I am definitely not an expert on food issues, nor have I dealt with them to the degree so many others have. Tate’s diet was never limited to one or two things like some others. I do not have a whole lot of answers about how to get a child to eat anything they do not want to. In the first place, compared to many children with autism Tate’s diet was huge. I know of a toddler with autism who had one food he would eat - mustard flavored pretzels. I was lucky to have a kid who would eat a dozen different things and a few of those could even be changed up slightly. Secondly, just because something worked for us does not mean it will work for the next kid with autism. And thirdly, the things we tried worked sometimes and not others. There did not seem to be a whole lot of rhyme or reason with Tate’s choices or refusals. And he sure couldn’t tell me what he was thinking or feeling.
The things I remember that may have helped the most are probably all things most moms of kids with autism will have already tried. Of course the first I have already mentioned in the examples of the chicken nuggets and the apples. I made things available to Tate, hoping he’d try them one day. I didn’t take the apples away from him even when he was rolling them around or just holding them. He bruised a lot of apples. We wasted a lot of chicken nuggets too. Another was that I pushed him without forcing him to try things. I could sometimes talk him into just licking something and then I made a huge deal out of him “trying” it. A couple of times those licks turned into bites and a new food to add to the list. Some of the biggest successes we had happened at school. Tate had a Paraprofessional he adored and in fourth and fifth grade Tate often tried new foods at school because he wanted to please the teacher he really liked. Having all the peers around him eating something may have played a big factor there too. Tate tried popsicles, cupcakes, watermelon, and lots of other things at school. Some of them he would continue to eat at home after that.

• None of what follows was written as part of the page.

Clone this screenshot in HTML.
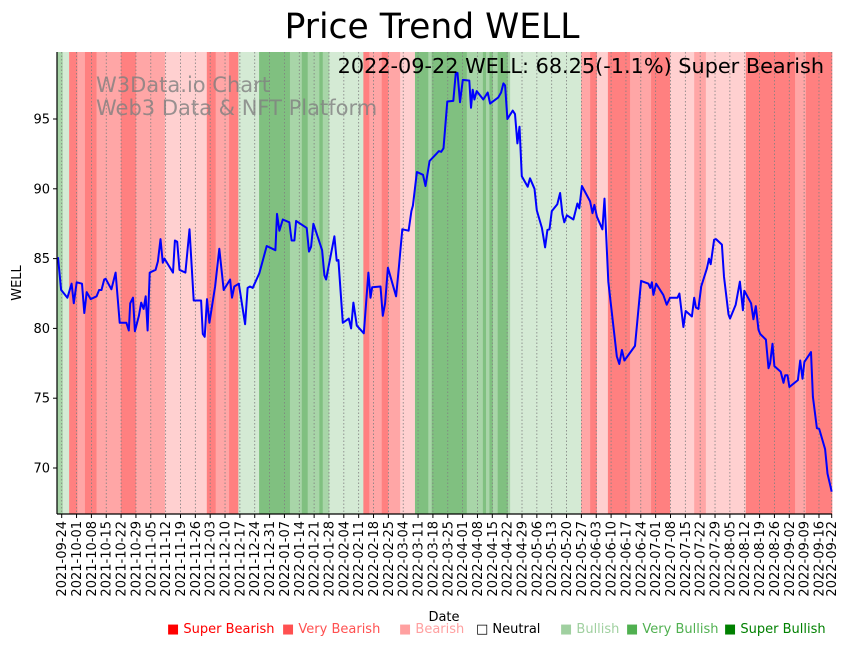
<!DOCTYPE html>
<html><head><meta charset="utf-8">
<style>
html,body{margin:0;padding:0;background:#fff;}
svg{display:block;font-family:"DejaVu Sans","Liberation Sans",sans-serif;}
</style></head>
<body>
<svg id="chart" width="851" height="646" viewBox="0 0 851 646" xmlns="http://www.w3.org/2000/svg">
<text x="432" y="38" font-size="34.5" text-anchor="middle">Price Trend WELL</text>
<g id="bands"></g>
<g id="grid"></g>
<g fill="#808080" fill-opacity="0.8" font-size="21">
<text x="96" y="92">W3Data.io Chart</text>
<text x="96" y="115">Web3 Data &amp; NFT Platform</text>
</g>
<path id="priceLine" fill="none" stroke="#0000ff" stroke-width="2" stroke-linejoin="round"/>
<text x="824" y="73" font-size="20.8" text-anchor="end">2022-09-22 WELL: 68.25(-1.1%) Super Bearish</text>
<g id="axes"></g>
<text transform="translate(21,283) rotate(-90)" font-size="13" text-anchor="middle">WELL</text>
<text x="444" y="621" font-size="13" text-anchor="middle">Date</text>
<g font-size="13">
<text x="167" y="633" fill="#ff0000">■ Super Bearish</text>
<text x="282" y="633" fill="#ff5050">■ Very Bearish</text>
<text x="399" y="633" fill="#ffa0a0">■ Bearish</text>
<text x="476" y="633" fill="#000">□ Neutral</text>
<text x="560" y="633" fill="#a0d0a0">■ Bullish</text>
<text x="626" y="633" fill="#50b050">■ Very Bullish</text>
<text x="724" y="633" fill="#008000">■ Super Bullish</text>
</g>
</svg>
<script>
// day offsets from 2021-09-24 (plot scale)
const days=[-2,-0.3,2.7,4.7,5.7,7.1,9.6,10.7,11.8,13.7,16.5,17.7,18.8,20.1,20.8,23.5,25.5,27.4,30.6,31.7,32.4,33.7,34.6,36.5,37.6,38.7,39.7,40.6,41.6,44.4,45.5,46.7,47.8,48.6,52.6,53.5,54.6,55.7,58.5,60.4,62.4,65.9,66.7,67.6,68.7,69.8,72.5,74.5,76.6,79.6,80.5,81.6,83.7,86.7,87.9,89.0,90.3,93.4,95.3,96.9,101.0,101.8,102.9,104.5,107.6,108.7,110.0,110.8,115.8,116.9,117.9,119.0,123.1,124.2,125.0,128.9,130.0,130.8,132.9,135.7,136.8,137.9,139.5,142.8,145.0,146.0,146.8,150.7,151.8,152.9,154.2,158.1,159.4,161.0,164.0,165.3,166.0,167.9,170.8,172.0,173.9,177.1,178.3,179.4,180.5,182.3,185.1,186.3,187.1,188.3,189.6,192.7,193.5,194.3,195.1,196.2,199.3,201.4,202.5,206.4,207.7,208.8,209.6,210.7,213.2,214.3,215.4,216.4,217.5,220.3,221.4,223.5,224.6,227.0,228.5,229.6,230.6,231.7,234.3,235.6,236.7,237.6,238.8,241.9,243.8,244.7,245.9,249.8,250.9,251.8,253.0,255.6,256.6,258.4,262.4,263.6,264.8,266.0,271.0,273.9,277.4,278.2,279.0,279.7,281.0,284.4,286.0,287.6,291.1,292.0,293.9,295.0,297.9,299.0,299.8,301.0,302.3,305.0,306.0,306.8,308.4,309.3,312.1,313.1,315.2,315.9,318.6,320.6,322.0,322.7,325.9,327.0,328.1,329.4,330.2,332.9,334.1,334.9,336.0,336.9,339.9,341.2,342.0,343.1,344.0,348.0,349.1,350.2,351.1,354.2,355.1,357.0,358.1,360.9,362.0,364.0];
const prices=[85.1,82.76,82.2,83.2,81.8,83.3,83.2,81.1,82.6,82.1,82.3,82.75,82.75,83.5,83.55,82.8,84.0,80.4,80.4,79.85,81.8,82.2,79.8,80.9,81.85,81.4,82.3,79.85,84.0,84.2,84.8,86.4,84.7,85.0,84.0,86.3,86.2,84.2,84.0,87.1,82.0,82.0,79.6,79.4,82.1,80.4,83.0,85.7,82.75,83.5,82.2,83.0,83.2,80.3,82.9,83.0,82.9,83.95,85.0,85.9,85.6,88.2,87.0,87.8,87.6,86.3,86.3,87.7,87.2,85.5,85.85,87.5,85.6,83.8,83.5,86.6,84.85,84.9,80.4,80.7,80.0,81.85,80.2,79.65,84.0,82.2,82.95,83.0,80.9,81.8,84.35,82.3,84.4,87.1,87.0,88.4,88.8,91.2,91.0,90.2,92.0,92.5,92.7,92.65,92.9,96.25,96.3,98.3,98.3,96.2,97.8,97.75,95.8,97.1,96.4,97.0,96.4,96.9,96.1,96.55,96.9,97.55,97.4,95.0,95.6,95.35,93.25,94.45,90.9,90.15,90.75,90.0,88.45,87.2,85.8,87.05,87.1,88.4,88.9,89.7,88.2,87.6,88.1,87.8,88.95,88.6,90.2,89.1,88.25,88.85,88.0,87.1,89.3,83.35,78.0,77.45,78.45,77.7,78.75,83.4,83.2,82.9,83.3,82.4,83.2,82.4,81.7,82.2,82.2,82.5,80.1,81.25,80.85,82.2,81.5,81.4,83.0,84.3,85.0,84.6,86.35,86.4,86.0,83.7,81.0,80.7,81.7,83.35,81.3,82.7,81.8,80.65,81.6,79.9,79.6,79.2,77.15,77.5,78.9,77.3,76.9,76.1,76.65,76.65,75.8,76.3,77.7,76.4,77.6,78.3,75.1,72.85,72.8,71.35,69.6,68.3];
// sentiment bands: start day and level (-3 super bearish .. 3 super bullish)
const bandStarts=[-2.1,0.5,3.5,7.4,11.0,16.5,28.0,35.1,48.8,68.6,72.8,79.1,83.5,93.3,107.9,113.5,116.3,121.8,123.4,126.5,142.6,145.4,151.3,154.4,160.0,167.0,173.3,174.9,191.5,199.1,200.6,202.2,203.8,206.1,210.9,212.0,245.5,249.8,253.0,258.2,268.7,278.6,287.6,299.0,304.5,323.4,346.7,351.8];
const bandLevels=[2,1,-3,-2,-3,-2,-3,-2,-1,-3,-2,-3,1,3,2,3,2,3,2,1,-3,-2,-3,-2,-1,3,2,3,2,3,2,3,2,3,2,1,-2,-3,-1,-3,-2,-3,-1,-2,-1,-3,-2,-3];
const bandEnd=364.5;
const yTicks=[70,75,80,85,90,95];
const startDate=new Date(Date.UTC(2021,8,24));
const weeklyTicks=52;
const lastDayReal=363;

const X0=57,X1=832,Y0=52,Y1=514;
const xs=d=>61.7+d*(770/364);
const xt=d=>61.7+d*(770/lastDayReal);
const ys=v=>119+(95-v)*13.96;
const NS='http://www.w3.org/2000/svg';
const colors={'-3':'#ff8080','-2':'#ffa6a6','-1':'#ffd0d0','0':'#ffffff','1':'#d4ead4','2':'#a8d5a8','3':'#80c080'};
function mk(tag,attrs,parent){const e=document.createElementNS(NS,tag);for(const k in attrs)e.setAttribute(k,attrs[k]);parent.appendChild(e);return e;}

const bands=document.getElementById('bands');
for(let i=0;i<bandStarts.length;i++){
  const a=Math.max(X0,xs(bandStarts[i]));
  const b=Math.min(X1,xs(i+1<bandStarts.length?bandStarts[i+1]:bandEnd));
  const r=mk('rect',{x:a,y:Y0,width:Math.max(0,b-a+0.3),height:Y1-Y0,fill:colors[bandLevels[i]]},bands);
  
  
}
const grid=document.getElementById('grid');
const axes=document.getElementById('axes');
const tickDays=[];
for(let i=0;i<weeklyTicks;i++)tickDays.push(i*7);
tickDays.push(lastDayReal);
tickDays.forEach(dd=>{
  const x=xt(dd);
  const g=mk('line',{x1:x,x2:x,y1:Y0,y2:Y1,stroke:'#808080','stroke-width':0.8,'stroke-dasharray':'1.5,2'},grid);
  
  
  mk('line',{x1:x,x2:x,y1:Y1,y2:Y1+4,stroke:'#000','stroke-width':1},axes);
  const d=new Date(startDate.getTime()+dd*86400000);
  const lab=d.toISOString().slice(0,10);
  const t=mk('text',{transform:`translate(${x+4.5},${Y1+7}) rotate(-90)`,'font-size':13,'text-anchor':'end'},axes);
  
  
  t.textContent=lab;
});
yTicks.forEach(v=>{
  const y=ys(v);
  mk('line',{x1:X0-4,x2:X0,y1:y,y2:y,stroke:'#000','stroke-width':1},axes);
  const t=mk('text',{x:X0-7,y:y+4.5,'font-size':13,'text-anchor':'end'},axes);
  
  
  t.textContent=v;
});
mk('line',{x1:X0,x2:X0,y1:Y0,y2:Y1,stroke:'#000','stroke-width':1.2},axes);
mk('line',{x1:X0,x2:X1,y1:Y1,y2:Y1,stroke:'#000','stroke-width':1.2},axes);
let dstr='';
for(let i=0;i<days.length;i++){dstr+=(i?'L':'M')+Math.max(X0+1,xs(days[i])).toFixed(1)+','+ys(prices[i]).toFixed(1);}
document.getElementById('priceLine').setAttribute('d',dstr);
</script>
</body></html>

|The seeds don't even cause him to flinch these days.|
I did occasionally try the tough love approach, although it was not very tough really. I was so tired of McDonalds one day when Tate was about five or six years old. I told him I would take him for a cheeseburger but it was not going to be a McDonalds cheeseburger. Tate protested but I stood firm. We went to Wendy’s. I had tried other times to get Tate to try cheeseburgers from places other than McDonalds and had no luck. This particular day Tate agreed to try the burger. He ate the whole thing. And then he believed me. Other places do make good burgers. Days later he ate a Sonic cheeseburger. For several years then he would eat a plain cheeseburger almost anywhere as long as the bun was not toasted and did not have sesame seeds on it. Lately neither one of those things matter either! The day may be coming when he can tolerate a little ketchup on the burger. Who knows?
Just keep trying folks. If you can even talk your child into touching something new on their tongue you've made progress. Tate's diet at age 13 is not exactly a balanced one but he will try a new food without too much drama. His diet has definitely increased lately. Don’t give up hope for your child. It could happen for you too.